Cal Fire is still investigating the cause of the Camp Fire, but Ratinoff points to two incident reports filed by PG&E that show the morning the fire started the company had two separate power-line outages in the area.
“The fire appears to have been ignited in the same area where those reports were from," Ratinoff said. "That’s pretty damning evidence it seems.”
ABC10 reached out to PG&E regarding the lawsuit and Haunstein's situation.

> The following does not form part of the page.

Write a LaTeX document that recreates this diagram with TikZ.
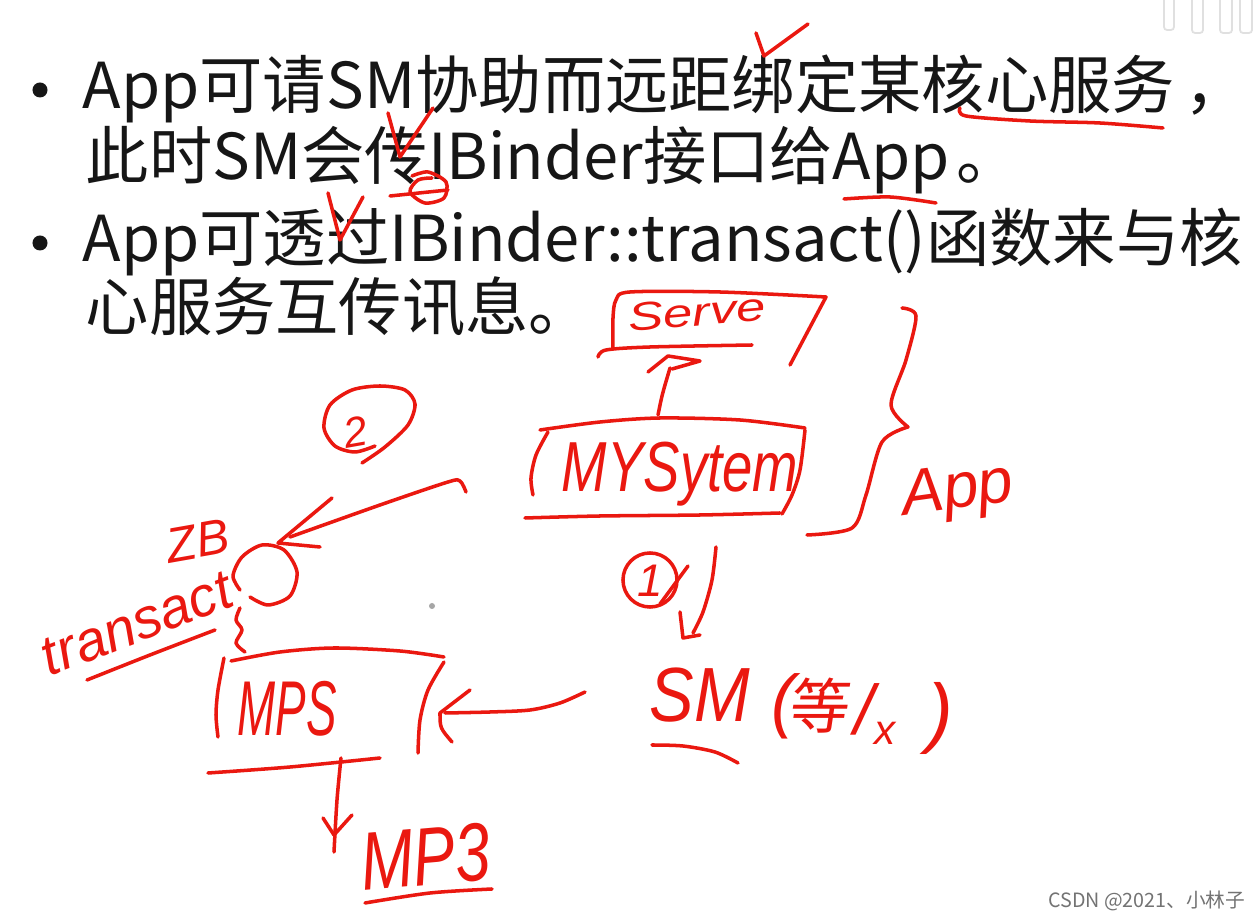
\documentclass[tikz,border=0pt]{standalone}
\usepackage{fontspec}
\setmainfont{Noto Sans CJK SC}
\newfontfamily\hand{Liberation Sans}
\newfontfamily\handcjk[FakeSlant=0.15]{Noto Sans CJK SC}
\definecolor{inkred}{RGB}{234,24,16}
\definecolor{slidetext}{RGB}{22,22,22}
\begin{document}
\begin{tikzpicture}[x=0.01cm,y=-0.01cm,
  ink/.style={draw=inkred,line width=1pt,line cap=round,line join=round},
  slide/.style={anchor=base west,inner sep=0pt,text=slidetext,font=\fontsize{18}{18}\selectfont},
  hw/.style={inner sep=0pt,text=inkred,font=\hand\itshape\fontsize{#1}{#1}\selectfont},
  hwc/.style={inner sep=0pt,text=inkred,font=\handcjk\fontsize{#1}{#1}\selectfont},
  faint/.style={draw=black!12,line width=0.5pt,rounded corners=0.03cm}
  ]
\useasboundingbox (0,0) rectangle (1260,922);
\fill[white] (0,0) rectangle (1260,922);

% faint marks top right
\draw[faint] (1164,-5) rectangle (1174,30);
\draw[faint] (1192,-5) rectangle (1203,33);
\draw[faint] (1220,-5) rectangle (1232,33);
\draw[faint] (1240,-5) rectangle (1252,33);

% slide text
\fill[slidetext] (40,90) circle[radius=0.075cm];
\fill[slidetext] (40,243) circle[radius=0.075cm];
\node[slide] (l1) at (82,109) {App可请SM协助而远距绑定某核心服务\kern0.15em，};
\node[slide] (l2) at (85,180) {此时SM会传IBinder接口给App\kern0.1em。};
\node[slide] (l3) at (82,262) {App可透过IBinder::transact()函数来与核};
\node[slide] (l4) at (85,331) {心服务互传讯息。};

% red marks on the slide text
\draw[ink] (756,33) -- (764,56) -- (808,24);
\draw[ink] plot[smooth] coordinates {(960,108) (966,116) (1030,121) (1100,123) (1163,128)};
\draw[ink] (388,113) -- (400,157) -- (433,108);
\draw[ink] plot[smooth] coordinates {(412,176) (428,172) (446,182) (444,198) (425,203) (410,192) (418,180) (432,178)};
\draw[ink] (390,196) -- (448,190);
\draw[ink] (328,193) -- (340,240) -- (363,197);
\draw[ink] plot[smooth] coordinates {(844,199) (890,197) (936,203)};

% Serve box
\draw[ink] plot[smooth] coordinates {(613,348) (613,318) (616,300) (630,292) (720,292) (826,297)} -- (790,365);
\draw[ink] plot[smooth] coordinates {(598,357) (606,350) (650,347) (752,345)};
\node[hw=15,anchor=base,rotate=5] (serve) at (698,326) {\scalebox{1}[0.75]{Serve}};

% arrow MYSystem -> Serve
\coordinate (upS) at (658,415);
\coordinate (upE) at (670,368);
\draw[ink] (upS) .. controls (662,395) .. (upE);
\draw[ink] (648,372) -- (668,356) -- (700,361) -- (672,369);

% MYSystem box
\draw[ink] plot[smooth] coordinates {(540,430) (600,422) (660,418) (740,420) (805,428)};
\draw[ink] plot[smooth] coordinates {(805,430) (800,470) (792,495) (782,514)};
\draw[ink] plot[smooth] coordinates {(525,518) (600,516) (700,515) (780,513)};
\draw[ink] plot[smooth] coordinates {(548,432) (536,455) (531,478) (533,495)};
\node[hw=15.5,anchor=base] (mys) at (680,492) {\scalebox{1}[1.3]{MYSytem}};

% brace and App
\draw[ink] plot[smooth] coordinates {(902,308) (916,316) (906,360) (891,405) (908,427)};
\draw[ink] plot[smooth] coordinates {(908,427) (882,442) (866,495) (852,528) (807,535)};
\node[hw=18,anchor=base,rotate=8] (app) at (960,508) {App};

% circled 2
\draw[ink] plot[smooth] coordinates {(375,446) (355,452) (335,446) (324,428) (330,405) (352,390) (380,386) (405,390) (415,404) (408,425) (385,447) (362,463)};
\node[hw=12,rotate=10] (two) at (355,432) {2};

% arrow to the IBinder circle
\coordinate (a2s) at (466,492);
\coordinate (a2e) at (290,537);
\draw[ink] plot[smooth] coordinates {(a2s) (460,481) (448,482) (380,505) (a2e)};
\draw[ink] (332,498) -- (278,543) -- (320,547);

% small loop
\draw[ink] plot[smooth] coordinates {(250,597) (268,605) (290,596) (297,572) (284,550) (262,545) (242,557) (233,576) (240,590)};
\node[hw=14,rotate=10] (zb) at (198,541) {ZB};
\node[hw=16,rotate=21] (trans) at (137,624) {transact};
\draw[ink] plot[smooth] coordinates {(87,680) (150,655) (215,630)};
\draw[ink] plot[smooth] coordinates {(240,608) (236,620) (242,630) (236,643) (245,652)};

% MPS box
\draw[ink] plot[smooth] coordinates {(231,661) (280,652) (334,648) (400,651) (444,657)};
\draw[ink] plot[smooth] coordinates {(224,658) (218,690) (216,715) (218,737)};
\draw[ink] plot[smooth] coordinates {(444,662) (428,690) (420,720) (418,753)};
\draw[ink] plot[smooth] coordinates {(208,773) (290,767) (380,758)};
\node[hw=13,anchor=base] (mps) at (287,736) {\scalebox{1}[1.7]{MPS}};

% arrow SM -> MPS
\coordinate (a3s) at (585,692);
\coordinate (a3e) at (445,713);
\draw[ink] plot[smooth] coordinates {(a3s) (560,703) (530,710) (490,712) (a3e)};
\draw[ink] (470,690) -- (440,713) .. controls (440,728) .. (452,742);

% arrow MPS -> MP3
\coordinate (a4s) at (341,758);
\coordinate (a4e) at (334,852);
\draw[ink] plot[smooth] coordinates {(a4s) (337,800) (a4e)};
\draw[ink] (323,818) -- (334,835) -- (352,815);
\node[hw=18,anchor=base,rotate=5] (mp3) at (428,885) {\scalebox{1}[1.3]{MP3}};
\draw[ink] plot[smooth] coordinates {(365,903) (430,893) (492,889)};

% circled 1 and bracket
\draw[ink] (650,580) circle[radius=0.27cm];
\node[hw=13] (one) at (650,581) {1};
\draw[ink] (688,566) -- (660,604);
\draw[ink] plot[smooth] coordinates {(716,547) (712,580) (703,612) (693,633)};
\draw[ink] (680,612) -- (683,638) -- (700,635);

% SM label
\node[hw=19,anchor=base] (sm) at (700,722) {\scalebox{1}[1.15]{SM}};
\draw[ink] plot[smooth] coordinates {(652,745) (683,746) (715,752) (738,763)};
\node[hw=20] (lp) at (783,706) {(};
\node[hwc=17] (deng) at (817,706) {等};
\node[hw=20,anchor=base west] (slx) at (854,735) {/\raisebox{-0.25ex}{\fontsize{12}{12}\selectfont x}};
\node[hw=22] (rp) at (940,718) {)};

% cursor dot
\fill[black!35] (432,606) circle[radius=0.03cm];

% watermark
\node[anchor=base east,inner sep=0pt,text=black!55,font=\fontsize{5.6}{5.6}\selectfont] (wm) at (1246,908) {CSDN @2021、小林子};
\end{tikzpicture}
\end{document}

The utility company responded with a statement offering their condolences to the communities impacted and that their focus right now is on helping first responders and their customers impacted.
Even so, several fire survivors are still questioning why they received a text message from PG&E the night before the fire started warning of fire danger and possible preemptive-power outages.
"I think if it’s true that the sparks started the fire from faulty lines that they already knew were faulty, that’s a major issue," Haunstein said, "And I want to be a part of the fight against PG&E."